Mine was not, unfortunately, drawn from the box to be commented on, but I still learned a few pointers about writing.
The biggest thing was how important that first page is. Editors and agents may stop after the first page. It really must grab them. In some cases, a good (or bad) first line made or broke the entire work for them. Silvey referenced Charlotte's Web's powerful first line as an example. Titles were also important—a boring title made them think the book was a bit boring.
What happened in the first scene mattered. If the character was doing something boring, like weaving, then that invited boredom onto the page. A mundane task influenced the entire scene, despite an interesting character or dialog. Just moving the boring task back to later pages helped keep the integrity of the important first page.

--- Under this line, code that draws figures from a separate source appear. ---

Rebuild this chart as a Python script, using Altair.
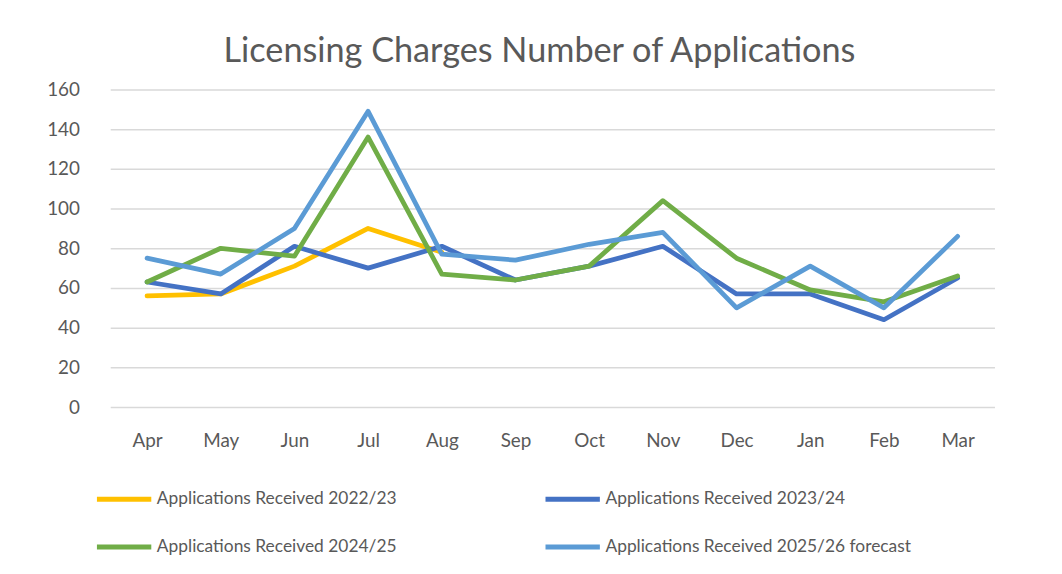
import altair as alt
import pandas as pd

months = ["Apr", "May", "Jun", "Jul", "Aug", "Sep", "Oct", "Nov", "Dec", "Jan", "Feb", "Mar"]
series_names = [
    "Applications Received 2022/23",
    "Applications Received 2023/24",
    "Applications Received 2024/25",
    "Applications Received 2025/26 forecast",
]
vals_2223 = [56, 57, 71, 90, 78, None, None, None, None, None, None, None]
vals_2324 = [63, 57, 81, 70, 81, 64, 71, 81, 57, 57, 44, 65]
vals_2425 = [63, 80, 76, 136, 67, 64, 71, 104, 75, 59, 53, 66]
vals_2526 = [75, 67, 90, 149, 77, 74, 82, 88, 50, 71, 50, 86]
colors = ["#FFC000", "#4472C4", "#70AD47", "#5B9BD5"]

rows = []
for name, vals in zip(series_names, [vals_2223, vals_2324, vals_2425, vals_2526]):
    for m, v in zip(months, vals):
        if v is not None:
            rows.append({"Month": m, "Series": name, "Value": v})
df = pd.DataFrame(rows)

FONT = "Lato"
TXT = "#595959"

chart = alt.Chart(df).mark_line(strokeWidth=4.8, strokeCap="round", strokeJoin="round").encode(
    x=alt.X("Month:N", sort=months, title=None,
            axis=alt.Axis(labelAngle=0, domain=False, ticks=False, tickSize=0, grid=False,
                          labelPadding=25, labelFontSize=19, labelColor=TXT, labelFont=FONT)),
    y=alt.Y("Value:Q", title=None,
            scale=alt.Scale(domain=[0, 160], nice=False),
            axis=alt.Axis(values=list(range(0, 161, 20)), domain=False, ticks=False, tickSize=0,
                          labelPadding=31, labelFontSize=19, labelColor=TXT, labelFont=FONT,
                          gridColor="#d9d9d9", gridWidth=1.5)),
    color=alt.Color("Series:N", sort=series_names,
                    scale=alt.Scale(domain=series_names, range=colors),
                    legend=alt.Legend(title=None, orient="none", legendX=-16, legendY=403,
                                      columns=2, direction="horizontal",
                                      symbolType="stroke", symbolStrokeWidth=5, symbolSize=3000,
                                      clipHeight=20,
                                      labelFontSize=17.5, labelColor=TXT, labelFont=FONT,
                                      labelOffset=3, rowPadding=28, columnPadding=147,
                                      labelLimit=400)),
).properties(
    width=891,
    height=320,
    title=alt.TitleParams("Licensing Charges Number of Applications", font=FONT, fontSize=34.5,
                          fontWeight="normal", color=TXT, anchor="middle", offset=11, dx=-13),
    padding={"left": 103, "top": 80, "right": 60, "bottom": 150},
    autosize=alt.AutoSizeParams(type="none"),
).configure_view(stroke=None)

chart.save("out.html", embed_options={"renderer": "svg", "actions": False})
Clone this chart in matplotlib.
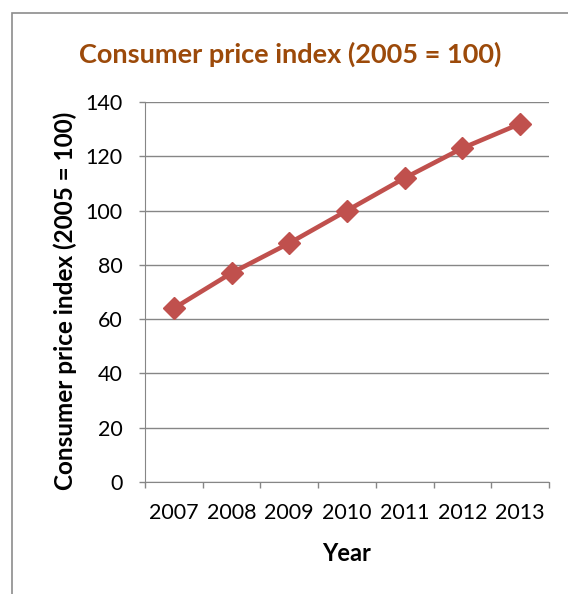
import matplotlib.pyplot as plt
from matplotlib.patches import Rectangle

years = ['2007', '2008', '2009', '2010', '2011', '2012', '2013']
cpi = [64, 77, 88, 100, 112, 123, 132]
y_ticks = [0, 20, 40, 60, 80, 100, 120, 140]

plt.rcParams['font.family'] = ['Lato', 'DejaVu Sans']

fig = plt.figure(figsize=(5.68, 5.94), dpi=100)

# chart area border (cropped on right and bottom like the source)
fig.patches.append(Rectangle((12 / 568, -0.1), 2, 1.1 - 13 / 594,
                             transform=fig.transFigure, fill=False,
                             edgecolor='#8c8c8c', linewidth=1.2))

ax = fig.add_axes([145 / 568, 1 - 482 / 594, 404 / 568, 380 / 594])

x = list(range(len(years)))
ax.plot(x, cpi, color='#c0504d', linewidth=3.3, marker='D',
        markersize=11, markeredgecolor='#c0504d', zorder=3)

ax.set_xlim(-0.5, len(years) - 0.5)
ax.set_ylim(0, 140)
ax.set_yticks(y_ticks)
ax.grid(axis='y', color='#868686', linewidth=1)
ax.set_axisbelow(True)

# category axis: tick marks between categories, labels centred
ax.set_xticks([i - 0.5 for i in range(len(years) + 1)])
ax.set_xticklabels([])
ax.set_xticks(x, minor=True)
ax.set_xticklabels(years, minor=True, fontsize=15.5)
ax.tick_params(axis='x', which='minor', length=0, pad=15)
ax.tick_params(axis='x', which='major', length=4, color='#868686', width=1)
ax.tick_params(axis='y', length=4, color='#868686', width=1, labelsize=15.5, pad=12)

for side in ['top', 'right']:
    ax.spines[side].set_visible(False)
ax.spines['left'].set_color('#868686')
ax.spines['bottom'].set_color('#868686')

ax.set_title('Consumer price index (2005 = 100)', color='#9c4a0a',
             fontsize=19.5, fontweight='bold', pad=28, x=0.36)
ax.set_xlabel('Year', fontsize=17, fontweight='bold', labelpad=14)
ax.set_ylabel('Consumer price index (2005 = 100)', fontsize=17.5,
              fontweight='bold', va='center')
ax.yaxis.set_label_coords(-0.198, 0.476)

fig.savefig('out.png', dpi=100)
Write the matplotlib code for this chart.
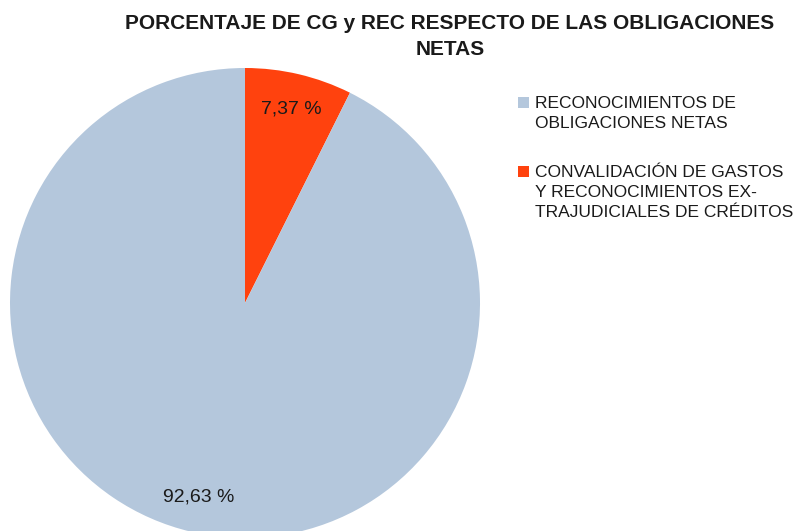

The most helpful suggestion is to go back and look at the first page by itself. After it is written, look at just that page: analyze the structure, the rhythm. What happens in that first page? What is the first—and last—line on that page?
A good first page seemed to make the editors/agents more willing to forgive mistakes in the second, third, etc., pages—a good first impression made them more lenient to other things in the text. Likewise, a bad first impression made them much more likely to not even turn the page and look at anything else.